--- START MATERIAL ---
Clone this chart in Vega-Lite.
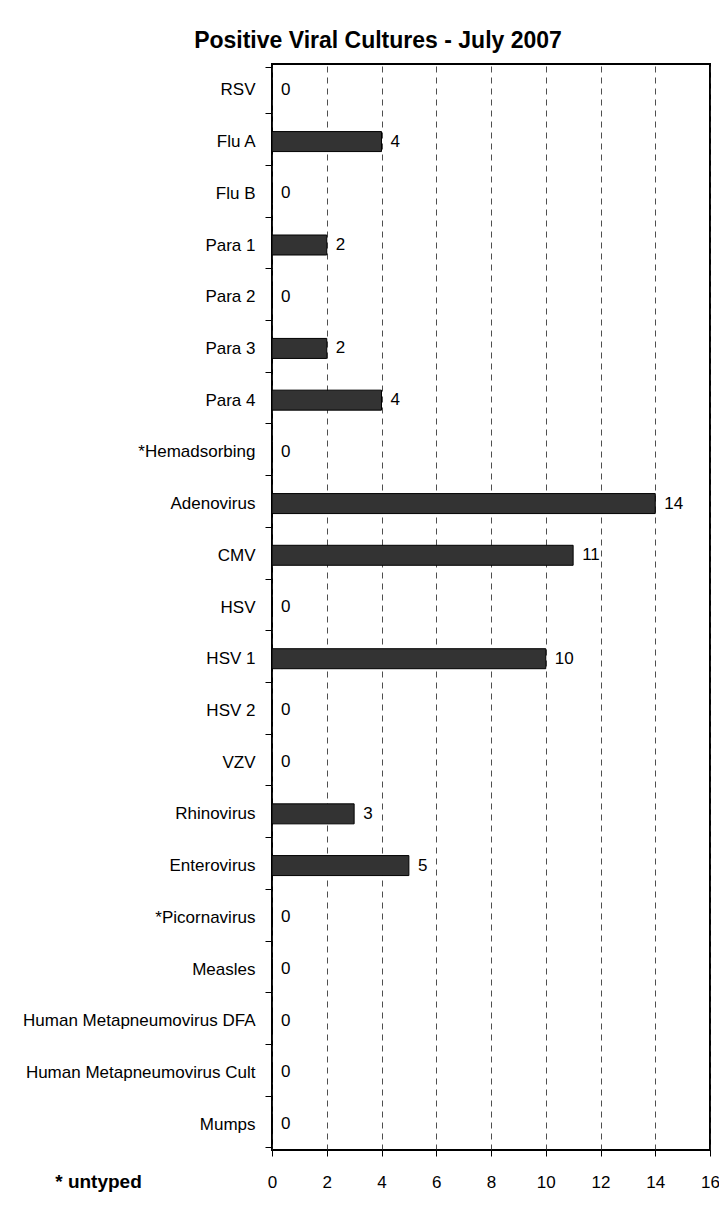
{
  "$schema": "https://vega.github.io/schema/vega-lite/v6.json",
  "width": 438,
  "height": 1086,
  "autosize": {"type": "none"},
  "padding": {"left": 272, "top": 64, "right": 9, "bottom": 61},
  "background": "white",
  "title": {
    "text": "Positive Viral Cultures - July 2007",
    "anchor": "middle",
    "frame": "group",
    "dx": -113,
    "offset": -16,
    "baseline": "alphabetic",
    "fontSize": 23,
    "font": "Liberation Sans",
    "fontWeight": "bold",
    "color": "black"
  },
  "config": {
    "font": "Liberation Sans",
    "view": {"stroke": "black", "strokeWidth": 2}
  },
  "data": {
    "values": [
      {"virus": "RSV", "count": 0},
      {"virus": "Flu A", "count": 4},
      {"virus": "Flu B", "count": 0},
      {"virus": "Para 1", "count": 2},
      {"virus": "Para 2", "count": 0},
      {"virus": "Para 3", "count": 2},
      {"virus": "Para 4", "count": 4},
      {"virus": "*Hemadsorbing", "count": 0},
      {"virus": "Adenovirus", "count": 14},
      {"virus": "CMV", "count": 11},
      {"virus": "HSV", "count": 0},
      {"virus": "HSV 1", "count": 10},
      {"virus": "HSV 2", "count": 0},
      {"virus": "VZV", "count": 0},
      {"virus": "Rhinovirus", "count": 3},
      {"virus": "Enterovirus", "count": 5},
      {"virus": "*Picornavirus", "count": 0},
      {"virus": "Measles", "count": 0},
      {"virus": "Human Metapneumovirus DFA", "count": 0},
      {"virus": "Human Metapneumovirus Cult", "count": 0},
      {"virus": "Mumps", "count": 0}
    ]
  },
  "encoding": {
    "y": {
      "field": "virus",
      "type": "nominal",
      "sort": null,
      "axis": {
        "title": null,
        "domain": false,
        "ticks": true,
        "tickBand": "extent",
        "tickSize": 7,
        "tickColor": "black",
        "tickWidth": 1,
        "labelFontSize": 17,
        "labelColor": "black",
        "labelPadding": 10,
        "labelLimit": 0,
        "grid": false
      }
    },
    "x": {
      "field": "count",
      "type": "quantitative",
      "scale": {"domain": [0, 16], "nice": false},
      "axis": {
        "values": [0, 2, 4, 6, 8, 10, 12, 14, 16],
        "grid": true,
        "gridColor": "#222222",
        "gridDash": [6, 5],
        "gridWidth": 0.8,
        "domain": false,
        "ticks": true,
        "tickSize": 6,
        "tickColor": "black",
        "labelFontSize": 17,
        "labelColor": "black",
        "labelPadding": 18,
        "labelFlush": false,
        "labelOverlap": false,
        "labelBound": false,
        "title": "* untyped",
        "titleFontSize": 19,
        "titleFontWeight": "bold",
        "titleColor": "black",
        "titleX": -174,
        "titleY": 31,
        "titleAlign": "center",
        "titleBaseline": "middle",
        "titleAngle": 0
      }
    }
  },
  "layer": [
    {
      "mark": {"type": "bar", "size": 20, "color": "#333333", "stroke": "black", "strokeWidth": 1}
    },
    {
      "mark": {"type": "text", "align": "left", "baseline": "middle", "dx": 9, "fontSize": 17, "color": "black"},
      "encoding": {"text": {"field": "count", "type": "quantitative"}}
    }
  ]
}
--- END MATERIAL ---
PROBLEM TO SOLVE —
Return the listing above unchanged, apart from dropping its pictures.

RESPONSE TO THE EXERCISE —
Clone this chart in Vega-Lite.
{
  "$schema": "https://vega.github.io/schema/vega-lite/v6.json",
  "width": 438,
  "height": 1086,
  "autosize": {"type": "none"},
  "padding": {"left": 272, "top": 64, "right": 9, "bottom": 61},
  "background": "white",
  "title": {
    "text": "Positive Viral Cultures - July 2007",
    "anchor": "middle",
    "frame": "group",
    "dx": -113,
    "offset": -16,
    "baseline": "alphabetic",
    "fontSize": 23,
    "font": "Liberation Sans",
    "fontWeight": "bold",
    "color": "black"
  },
  "config": {
    "font": "Liberation Sans",
    "view": {"stroke": "black", "strokeWidth": 2}
  },
  "data": {
    "values": [
      {"virus": "RSV", "count": 0},
      {"virus": "Flu A", "count": 4},
      {"virus": "Flu B", "count": 0},
      {"virus": "Para 1", "count": 2},
      {"virus": "Para 2", "count": 0},
      {"virus": "Para 3", "count": 2},
      {"virus": "Para 4", "count": 4},
      {"virus": "*Hemadsorbing", "count": 0},
      {"virus": "Adenovirus", "count": 14},
      {"virus": "CMV", "count": 11},
      {"virus": "HSV", "count": 0},
      {"virus": "HSV 1", "count": 10},
      {"virus": "HSV 2", "count": 0},
      {"virus": "VZV", "count": 0},
      {"virus": "Rhinovirus", "count": 3},
      {"virus": "Enterovirus", "count": 5},
      {"virus": "*Picornavirus", "count": 0},
      {"virus": "Measles", "count": 0},
      {"virus": "Human Metapneumovirus DFA", "count": 0},
      {"virus": "Human Metapneumovirus Cult", "count": 0},
      {"virus": "Mumps", "count": 0}
    ]
  },
  "encoding": {
    "y": {
      "field": "virus",
      "type": "nominal",
      "sort": null,
      "axis": {
        "title": null,
        "domain": false,
        "ticks": true,
        "tickBand": "extent",
        "tickSize": 7,
        "tickColor": "black",
        "tickWidth": 1,
        "labelFontSize": 17,
        "labelColor": "black",
        "labelPadding": 10,
        "labelLimit": 0,
        "grid": false
      }
    },
    "x": {
      "field": "count",
      "type": "quantitative",
      "scale": {"domain": [0, 16], "nice": false},
      "axis": {
        "values": [0, 2, 4, 6, 8, 10, 12, 14, 16],
        "grid": true,
        "gridColor": "#222222",
        "gridDash": [6, 5],
        "gridWidth": 0.8,
        "domain": false,
        "ticks": true,
        "tickSize": 6,
        "tickColor": "black",
        "labelFontSize": 17,
        "labelColor": "black",
        "labelPadding": 18,
        "labelFlush": false,
        "labelOverlap": false,
        "labelBound": false,
        "title": "* untyped",
        "titleFontSize": 19,
        "titleFontWeight": "bold",
        "titleColor": "black",
        "titleX": -174,
        "titleY": 31,
        "titleAlign": "center",
        "titleBaseline": "middle",
        "titleAngle": 0
      }
    }
  },
  "layer": [
    {
      "mark": {"type": "bar", "size": 20, "color": "#333333", "stroke": "black", "strokeWidth": 1}
    },
    {
      "mark": {"type": "text", "align": "left", "baseline": "middle", "dx": 9, "fontSize": 17, "color": "black"},
      "encoding": {"text": {"field": "count", "type": "quantitative"}}
    }
  ]
}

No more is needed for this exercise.